Alamsyah menilai, pernyataan yang dilontarkan Menag Yaqut tersebut sangat tidak mencerminkan keberadaannya sebagai pejabat publik. Baginya, menyamakan suara azan dengan gonggongan anjing merupakan pernyataan yang kotor.
"Wah ini pernyataan pejabat publik yang sangat kotor di dunia. Itu pernyataan sangat kotor menyamakan antara suara anjing menggonggong di suatu komplek dengan suara adzan di masjid," ungkapnya.

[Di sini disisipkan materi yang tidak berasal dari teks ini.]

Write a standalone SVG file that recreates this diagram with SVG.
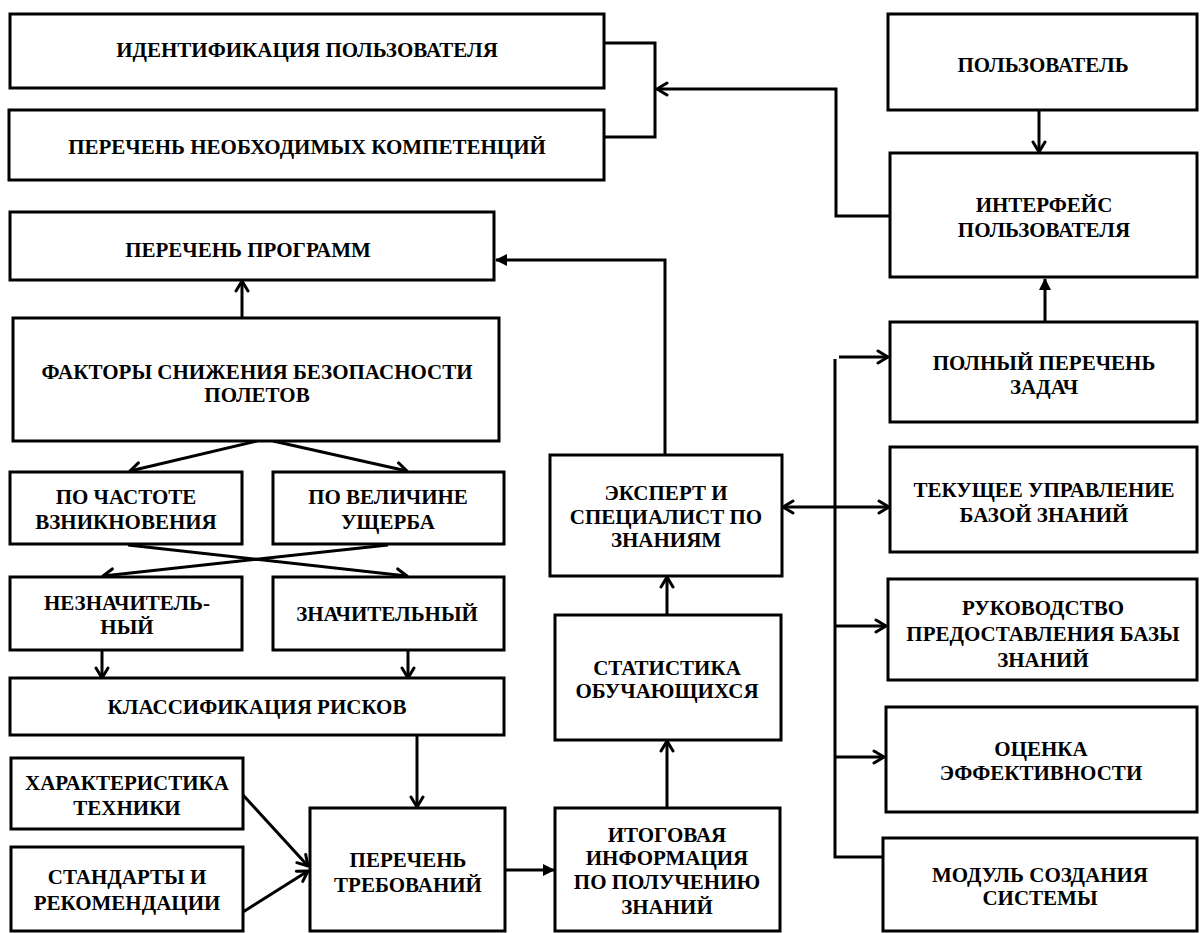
<svg xmlns="http://www.w3.org/2000/svg" width="1200" height="933" viewBox="0 0 1200 933">
<style>
.box{fill:#fff;stroke:#000;stroke-width:3}
.t{font-family:"Liberation Serif","DejaVu Serif",serif;font-weight:bold;font-size:21px;text-anchor:middle;fill:#000}
.c{fill:none;stroke:#000;stroke-width:3}
.o{marker-end:url(#open)}
.f{marker-end:url(#fill)}
</style>
<defs>
<marker id="open" markerUnits="userSpaceOnUse" viewBox="0 0 14 16" refX="12" refY="8" markerWidth="14" markerHeight="16" orient="auto-start-reverse">
<path d="M2,2 L12,8 L2,14" fill="none" stroke="#000" stroke-width="3" stroke-linecap="round" stroke-linejoin="round"/>
</marker>
<marker id="fill" markerUnits="userSpaceOnUse" viewBox="0 0 12 12" refX="11" refY="6" markerWidth="12" markerHeight="12" orient="auto">
<path d="M0,0 L12,6 L0,12 z" fill="#000"/>
</marker>
</defs>
<rect width="1200" height="933" fill="#fff"/>

<g id="connectors">
<polyline class="c" points="604,43 655,43 655,137 604,137"/>
<polyline class="c o" points="889,216 836,216 836,89 657,89"/>
<line class="c o" x1="1039" y1="110" x2="1039" y2="152"/>
<line class="c f" x1="1045" y1="322" x2="1045" y2="279"/>
<polyline class="c f" points="665,455 665,260 496,260"/>
<line class="c o" x1="242" y1="318" x2="242" y2="281"/>
<line class="c o" x1="257" y1="441" x2="130" y2="471"/>
<line class="c o" x1="273" y1="441" x2="407" y2="471"/>
<line class="c o" x1="128" y1="545" x2="407" y2="576"/>
<line class="c o" x1="388" y1="545" x2="103" y2="576"/>
<line class="c o" x1="102" y1="650" x2="102" y2="678"/>
<line class="c o" x1="408" y1="650" x2="408" y2="678"/>
<line class="c o" x1="417" y1="736" x2="417" y2="807"/>
<line class="c o" x1="243" y1="795" x2="308" y2="866"/>
<line class="c o" x1="243" y1="912" x2="308" y2="871"/>
<line class="c f" x1="505" y1="870" x2="554" y2="870"/>
<line class="c o" x1="667" y1="808" x2="667" y2="741"/>
<line class="c o" x1="667" y1="615" x2="667" y2="577"/>
<line class="c" x1="783" y1="507" x2="889" y2="507" marker-start="url(#open)" marker-end="url(#open)"/>
<polyline class="c" points="835,359 835,857 883,857"/>
<line class="c o" x1="839" y1="357" x2="888" y2="357"/>
<line class="c o" x1="835" y1="626" x2="886" y2="626"/>
<line class="c o" x1="835" y1="757" x2="884" y2="757"/>
</g>

<g id="n-ident"><rect class="box" x="10" y="14" width="594" height="74"/><text class="t" x="307" y="57">ИДЕНТИФИКАЦИЯ ПОЛЬЗОВАТЕЛЯ</text></g>
<g id="n-kompet"><rect class="box" x="9" y="110" width="595" height="70"/><text class="t" x="307" y="154">ПЕРЕЧЕНЬ НЕОБХОДИМЫХ КОМПЕТЕНЦИЙ</text></g>
<g id="n-user"><rect class="box" x="888" y="14" width="309" height="96"/><text class="t" x="1043" y="72">ПОЛЬЗОВАТЕЛЬ</text></g>
<g id="n-interface"><rect class="box" x="890" y="153" width="307" height="124"/><text class="t" x="1044" y="212">ИНТЕРФЕЙС</text><text class="t" x="1044" y="237">ПОЛЬЗОВАТЕЛЯ</text></g>
<g id="n-tasks"><rect class="box" x="890" y="322" width="307" height="100"/><text class="t" x="1044" y="370">ПОЛНЫЙ ПЕРЕЧЕНЬ</text><text class="t" x="1044" y="394">ЗАДАЧ</text></g>
<g id="n-current"><rect class="box" x="890" y="447" width="307" height="105"/><text class="t" x="1044" y="497">ТЕКУЩЕЕ УПРАВЛЕНИЕ</text><text class="t" x="1044" y="522">БАЗОЙ ЗНАНИЙ</text></g>
<g id="n-guide"><rect class="box" x="888" y="579" width="309" height="101"/><text class="t" x="1043" y="615">РУКОВОДСТВО</text><text class="t" x="1043" y="641">ПРЕДОСТАВЛЕНИЯ БАЗЫ</text><text class="t" x="1043" y="667">ЗНАНИЙ</text></g>
<g id="n-eval"><rect class="box" x="886" y="707" width="311" height="105"/><text class="t" x="1041" y="756">ОЦЕНКА</text><text class="t" x="1041" y="780">ЭФФЕКТИВНОСТИ</text></g>
<g id="n-module"><rect class="box" x="883" y="838" width="314" height="93"/><text class="t" x="1040" y="882">МОДУЛЬ СОЗДАНИЯ</text><text class="t" x="1040" y="905">СИСТЕМЫ</text></g>
<g id="n-programs"><rect class="box" x="10" y="212" width="484" height="68"/><text class="t" x="248" y="257">ПЕРЕЧЕНЬ ПРОГРАММ</text></g>
<g id="n-factors"><rect class="box" x="13" y="318" width="486" height="123"/><text class="t" x="257" y="379">ФАКТОРЫ СНИЖЕНИЯ БЕЗОПАСНОСТИ</text><text class="t" x="257" y="402">ПОЛЕТОВ</text></g>
<g id="n-freq"><rect class="box" x="10" y="472" width="232" height="72"/><text class="t" x="126" y="504">ПО ЧАСТОТЕ</text><text class="t" x="126" y="529">ВЗНИКНОВЕНИЯ</text></g>
<g id="n-dmg"><rect class="box" x="273" y="472" width="231" height="72"/><text class="t" x="388" y="504">ПО ВЕЛИЧИНЕ</text><text class="t" x="388" y="529">УЩЕРБА</text></g>
<g id="n-minor"><rect class="box" x="10" y="577" width="232" height="73"/><text class="t" x="127" y="610">НЕЗНАЧИТЕЛЬ-</text><text class="t" x="127" y="634">НЫЙ</text></g>
<g id="n-major"><rect class="box" x="273" y="577" width="231" height="73"/><text class="t" x="387" y="621">ЗНАЧИТЕЛЬНЫЙ</text></g>
<g id="n-class"><rect class="box" x="10" y="678" width="494" height="57"/><text class="t" x="257" y="714">КЛАССИФИКАЦИЯ РИСКОВ</text></g>
<g id="n-tech"><rect class="box" x="11" y="758" width="232" height="71"/><text class="t" x="127" y="790">ХАРАКТЕРИСТИКА</text><text class="t" x="127" y="815">ТЕХНИКИ</text></g>
<g id="n-std"><rect class="box" x="11" y="847" width="232" height="84"/><text class="t" x="127" y="884">СТАНДАРТЫ И</text><text class="t" x="127" y="910">РЕКОМЕНДАЦИИ</text></g>
<g id="n-req"><rect class="box" x="310" y="808" width="195" height="123"/><text class="t" x="408" y="867">ПЕРЕЧЕНЬ</text><text class="t" x="408" y="892">ТРЕБОВАНИЙ</text></g>
<g id="n-summary"><rect class="box" x="555" y="808" width="225" height="123"/><text class="t" x="667" y="842">ИТОГОВАЯ</text><text class="t" x="667" y="865">ИНФОРМАЦИЯ</text><text class="t" x="667" y="889">ПО ПОЛУЧЕНИЮ</text><text class="t" x="667" y="914">ЗНАНИЙ</text></g>
<g id="n-stats"><rect class="box" x="555" y="615" width="226" height="125"/><text class="t" x="667" y="675">СТАТИСТИКА</text><text class="t" x="667" y="698">ОБУЧАЮЩИХСЯ</text></g>
<g id="n-expert"><rect class="box" x="550" y="455" width="232" height="121"/><text class="t" x="666" y="500">ЭКСПЕРТ И</text><text class="t" x="666" y="524">СПЕЦИАЛИСТ ПО</text><text class="t" x="666" y="547">ЗНАНИЯМ</text></g>
</svg>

Dalam pendaftaran gugatan, dia turut menyertakan bukti ceramah dari para ulama dan turut menyertakan surat Al-Maidah ayat 58-60. Dasar hukum yang digunakan dalam gugatannya kali ini adalah Yurisprudensi Mahkamah Agung.

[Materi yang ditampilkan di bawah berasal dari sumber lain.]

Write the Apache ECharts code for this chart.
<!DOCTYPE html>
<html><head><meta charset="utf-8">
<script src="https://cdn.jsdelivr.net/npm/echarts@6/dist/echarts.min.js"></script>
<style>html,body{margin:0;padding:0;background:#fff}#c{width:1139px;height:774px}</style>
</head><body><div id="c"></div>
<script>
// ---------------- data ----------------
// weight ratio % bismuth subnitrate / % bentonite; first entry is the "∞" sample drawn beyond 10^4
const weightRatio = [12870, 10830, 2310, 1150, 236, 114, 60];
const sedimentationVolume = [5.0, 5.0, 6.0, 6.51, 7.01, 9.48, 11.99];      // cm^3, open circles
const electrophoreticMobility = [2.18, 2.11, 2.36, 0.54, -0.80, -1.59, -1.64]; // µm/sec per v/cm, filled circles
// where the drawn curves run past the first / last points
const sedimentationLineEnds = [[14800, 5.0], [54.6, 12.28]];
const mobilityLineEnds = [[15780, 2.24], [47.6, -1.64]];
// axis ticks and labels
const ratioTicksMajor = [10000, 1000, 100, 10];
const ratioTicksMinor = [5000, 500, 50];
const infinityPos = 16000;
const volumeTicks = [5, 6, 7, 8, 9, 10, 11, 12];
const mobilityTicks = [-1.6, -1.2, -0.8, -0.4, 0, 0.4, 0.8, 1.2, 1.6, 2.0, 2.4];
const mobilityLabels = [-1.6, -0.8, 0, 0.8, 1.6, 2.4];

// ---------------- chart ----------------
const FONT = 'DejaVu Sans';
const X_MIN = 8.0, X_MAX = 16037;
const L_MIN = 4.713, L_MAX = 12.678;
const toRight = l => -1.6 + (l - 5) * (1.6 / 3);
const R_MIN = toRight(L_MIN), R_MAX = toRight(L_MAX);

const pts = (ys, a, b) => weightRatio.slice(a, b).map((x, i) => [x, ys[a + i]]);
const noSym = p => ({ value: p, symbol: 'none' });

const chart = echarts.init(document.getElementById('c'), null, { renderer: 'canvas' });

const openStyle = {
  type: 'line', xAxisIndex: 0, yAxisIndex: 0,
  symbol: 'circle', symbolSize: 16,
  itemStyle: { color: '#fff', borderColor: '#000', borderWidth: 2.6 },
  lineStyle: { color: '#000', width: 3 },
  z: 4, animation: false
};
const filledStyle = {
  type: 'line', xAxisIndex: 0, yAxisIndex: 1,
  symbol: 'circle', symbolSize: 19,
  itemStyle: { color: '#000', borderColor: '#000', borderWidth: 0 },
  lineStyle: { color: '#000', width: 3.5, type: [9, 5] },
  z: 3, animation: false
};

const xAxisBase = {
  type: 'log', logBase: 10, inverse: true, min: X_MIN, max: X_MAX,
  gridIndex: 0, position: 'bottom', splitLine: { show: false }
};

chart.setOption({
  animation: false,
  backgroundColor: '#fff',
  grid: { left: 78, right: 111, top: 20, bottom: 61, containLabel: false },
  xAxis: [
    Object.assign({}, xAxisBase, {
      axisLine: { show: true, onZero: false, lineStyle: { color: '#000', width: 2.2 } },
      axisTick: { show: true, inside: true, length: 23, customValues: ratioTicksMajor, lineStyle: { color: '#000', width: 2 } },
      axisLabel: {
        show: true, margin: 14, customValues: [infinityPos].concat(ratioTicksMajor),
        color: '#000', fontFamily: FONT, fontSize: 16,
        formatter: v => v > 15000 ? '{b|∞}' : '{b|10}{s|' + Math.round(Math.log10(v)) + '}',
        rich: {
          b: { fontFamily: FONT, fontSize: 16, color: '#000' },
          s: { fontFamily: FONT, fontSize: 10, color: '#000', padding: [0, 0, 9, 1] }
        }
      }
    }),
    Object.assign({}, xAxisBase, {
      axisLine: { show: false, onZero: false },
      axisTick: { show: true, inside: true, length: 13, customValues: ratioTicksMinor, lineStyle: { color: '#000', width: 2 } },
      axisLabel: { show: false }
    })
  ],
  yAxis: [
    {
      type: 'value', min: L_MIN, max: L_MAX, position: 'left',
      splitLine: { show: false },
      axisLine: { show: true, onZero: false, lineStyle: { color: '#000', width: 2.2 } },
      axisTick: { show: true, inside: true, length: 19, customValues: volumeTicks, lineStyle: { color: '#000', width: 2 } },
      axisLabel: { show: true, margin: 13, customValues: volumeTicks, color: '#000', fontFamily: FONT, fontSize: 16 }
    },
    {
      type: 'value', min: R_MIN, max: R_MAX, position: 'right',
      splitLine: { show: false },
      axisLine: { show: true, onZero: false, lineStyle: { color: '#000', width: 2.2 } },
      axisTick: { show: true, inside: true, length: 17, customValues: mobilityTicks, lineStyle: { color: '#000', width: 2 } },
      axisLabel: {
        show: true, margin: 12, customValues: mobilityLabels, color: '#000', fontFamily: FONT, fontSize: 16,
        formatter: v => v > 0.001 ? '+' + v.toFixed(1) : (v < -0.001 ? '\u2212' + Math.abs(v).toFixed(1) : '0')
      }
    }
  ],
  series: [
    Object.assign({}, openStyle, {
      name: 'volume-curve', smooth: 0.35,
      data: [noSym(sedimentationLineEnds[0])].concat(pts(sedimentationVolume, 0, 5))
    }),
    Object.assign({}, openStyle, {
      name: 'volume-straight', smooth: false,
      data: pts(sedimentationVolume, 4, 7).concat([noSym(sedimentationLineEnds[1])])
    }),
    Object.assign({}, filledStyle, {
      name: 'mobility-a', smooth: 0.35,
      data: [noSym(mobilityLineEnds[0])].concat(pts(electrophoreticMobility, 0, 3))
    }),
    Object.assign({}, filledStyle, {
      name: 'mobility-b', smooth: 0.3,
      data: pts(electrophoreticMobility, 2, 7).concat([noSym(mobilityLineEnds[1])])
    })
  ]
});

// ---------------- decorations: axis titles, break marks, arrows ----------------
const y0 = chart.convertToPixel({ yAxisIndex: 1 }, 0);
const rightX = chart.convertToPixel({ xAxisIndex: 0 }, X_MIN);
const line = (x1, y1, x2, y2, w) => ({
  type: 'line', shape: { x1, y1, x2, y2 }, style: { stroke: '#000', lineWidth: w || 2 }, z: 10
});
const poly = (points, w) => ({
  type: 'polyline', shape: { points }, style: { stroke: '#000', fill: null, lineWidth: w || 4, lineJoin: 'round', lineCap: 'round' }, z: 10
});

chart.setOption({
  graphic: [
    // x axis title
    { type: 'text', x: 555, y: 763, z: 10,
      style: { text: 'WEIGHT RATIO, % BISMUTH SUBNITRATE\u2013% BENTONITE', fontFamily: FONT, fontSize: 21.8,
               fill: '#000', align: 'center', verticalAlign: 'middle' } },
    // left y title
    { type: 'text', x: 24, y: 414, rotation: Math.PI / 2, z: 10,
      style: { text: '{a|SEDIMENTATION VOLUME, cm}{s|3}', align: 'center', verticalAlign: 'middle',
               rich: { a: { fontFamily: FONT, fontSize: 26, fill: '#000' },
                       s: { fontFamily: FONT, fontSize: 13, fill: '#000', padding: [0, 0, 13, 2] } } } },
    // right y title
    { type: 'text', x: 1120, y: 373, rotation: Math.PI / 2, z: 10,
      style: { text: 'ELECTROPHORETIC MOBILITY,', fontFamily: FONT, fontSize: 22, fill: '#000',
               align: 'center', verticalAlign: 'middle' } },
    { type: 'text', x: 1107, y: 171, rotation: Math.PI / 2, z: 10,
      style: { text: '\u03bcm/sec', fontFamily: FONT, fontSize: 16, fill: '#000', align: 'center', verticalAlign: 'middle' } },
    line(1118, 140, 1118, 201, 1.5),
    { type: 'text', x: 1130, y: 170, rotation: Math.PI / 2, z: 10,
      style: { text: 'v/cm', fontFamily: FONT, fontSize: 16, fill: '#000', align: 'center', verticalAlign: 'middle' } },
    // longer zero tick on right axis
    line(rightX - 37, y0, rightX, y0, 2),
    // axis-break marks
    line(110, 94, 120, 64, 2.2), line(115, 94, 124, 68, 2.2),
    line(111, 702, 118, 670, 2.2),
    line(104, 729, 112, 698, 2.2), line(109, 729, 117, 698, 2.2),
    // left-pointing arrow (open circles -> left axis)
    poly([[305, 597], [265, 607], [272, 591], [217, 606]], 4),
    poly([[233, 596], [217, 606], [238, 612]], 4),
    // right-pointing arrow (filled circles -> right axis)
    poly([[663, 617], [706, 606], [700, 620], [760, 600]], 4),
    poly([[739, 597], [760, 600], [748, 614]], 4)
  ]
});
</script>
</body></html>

"Ya harapan kita begini harapan kita agar ini menjadi yurisprudensi putusan pengadilan sehingga untuk abad berikutnya tahun-tahun ke depan tidak akan terjadi lagi peristiwa seperti ini," tutur Alamsyah.
Alamsyah juga mengaku optimis laporannya akan diterima pengadilan. Sebab, pengadilan tidak bisa menolak masyarakat yang mengajukan gugatan peradilan.
"Kalau gugatan ya pengadilan nggak bisa nolak perkara ya. Jadi ada azas peradilan. Peradilan tidak boleh menolak orang mendaftarkan perkara. Beda dengan kalau lapor polisi (makanya langsung gugat ke pengadilan). Mendaftarkan gugatan melawan hukum ke pengadilan," jelasnya.
Dalam gugatannya, Alamsyah menuntut Menag Yaqut untuk memberikan makanan kepada 1.000 anak yatim. Dia juga menuntut PN Jakarta Pusat untuk menyatakan pernyataan Yaqut adalah perbuatan melawan hukum.
"Dia diwajibkan untuk memberikan makan anak yatim sebanyak 1.000 orang dengan satu orang Rp100 ribu. Cuma itu aja. Itulah permohonan kita ke pengadilan disamping meminta bahwa pernyataan itu adalah perbuatan melawan hukum," ungkapnya
Sebelumnya, Menag Yaqut menjelaskan tidak melarang penggunaan pengeras suara oleh masjid ataupun musala. Menurutnya, pemerintah hanya mengatur besar volume.
Dia meminta volume pengeras suara diatur maksimal 100 desibel (dB) sebagaimana tertera dalam Surat Edaran Menteri Agama Nomor SE 05 Tahun 2022, tentang Pedoman Penggunaan Pengeras Suara di Masjid dan Musala. Selain itu, waktu penggunaan disesuaikan di setiap waktu sebelum azan.
Menag Yaqut menilai suara-suara dari masjid selama ini merupakan bentuk syiar. Namun dia menilai suara dari masjid bisa menimbulkan gangguan jika dinyalakan dalam waktu bersamaan.
"Misalnya ya di daerah yang mayoritas muslim. Hampir setiap 100-200 meter itu ada musala-masjid. Bayangkan kalau kemudian dalam waktu bersamaan mereka menyalakan Toa bersamaan di atas. Itu bukan lagi syiar, tapi gangguan buat sekitarnya," kata Menag Yaqut.
"Kita bayangkan lagi, saya muslim, saya hidup di lingkungan nonmuslim. Kemudian rumah ibadah saudara-saudara kita nonmuslim menghidupkan Toa sehari lima kali dengan kenceng-kenceng, itu rasanya bagaimana," sambungnya.
Yaqut kemudian mencontohkan suara-suara lain yang dapat menimbulkan gangguan. Salah satunya ialah gonggongan anjing.
"Yang paling sederhana lagi, kalau kita hidup dalam satu kompleks, misalnya. Kiri, kanan, depan, belakang pelihara anjing semua. Misalnya menggonggong dalam waktu bersamaan, kita ini terganggu nggak? Artinya apa? Suara-suara ini, apa pun suara itu, harus kita atur supaya tidak jadi gangguan. Speaker di musala-masjid silakan dipakai, tetapi tolong diatur agar tidak ada terganggu," sebutnya.